E infine, come inquadrare ideologicamente il gruppo di Kirchner? Il suo operato lo colloca nel «centrosinistra», simile al governo di Lula in Brasile, più radicale del governo Lagos in Cile, meno bellicoso rispetto agli Stati Uniti di Chavez in Venezuela. Ma è anche un governo che mantiene il proprio tratto peronista seppure sbandieri oggi i vessilli della democrazia repubblicana. Il fatto è che il peronismo non è una scienza immobile. Da sessanta anni assume infatti le forme più svariate: il nazionalismo popolare del primo Peròn; la sinistra radicalizzata di Campora nel 1973, la destra terrorista di Isabél Peron e Lopez Rega di poco tempo dopo; l’ultra liberismo di Menem negli anni Novanta. In questa saga Kirchner incarna il riavvicinamento alla fase del 1973 (a cui partecipò in modo marginale), configurando una sorta di neo camporismo senza lotta armata.

Questa onnipresenza del peronismo, in tutte le sue possibili sembianze, costante e mutante al tempo stesso, sembra non aver rivali politici oggi in Argentina, dopo il fiasco del tentativo di creare un’alternativa con l’Alianza del 1999 tra Unión Cívica Radical e Frepaso. La sua potenza deriva dalla sua volontà di accedere al potere, visibile in tutte le sue forme, e nella sua capacità di far convivere al suo interno tendenze antagoniste, fino al punto di costituire un sistema politico in sé, con una destra, una sinistra e un centro.
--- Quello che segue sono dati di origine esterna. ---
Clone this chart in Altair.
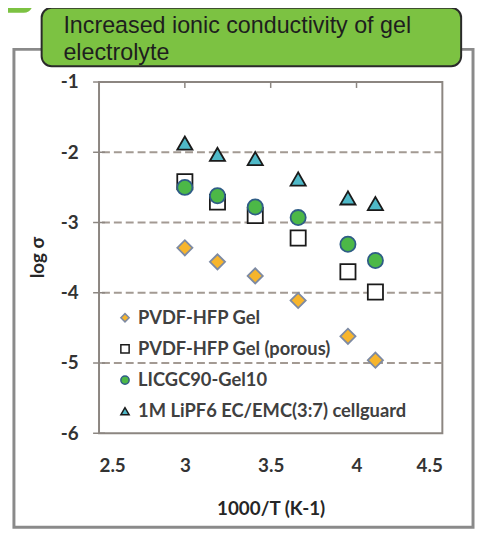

Kirchner cerca oggi di ampliare ulteriormente questo spettro incorporando nella propria gestione soggetti di punta dei raggruppamenti della sinistra moderata: ha chiamato questa operazione «trasversalità», senza che ciò implichi una pari apertura a una convergenza con altri partiti. Il futuro ci dirà fino a che punto questo presidente sarà in grado di fungere da ponte verso il post peronismo o se rimarrà una mera variante di questo già lungo processo politico.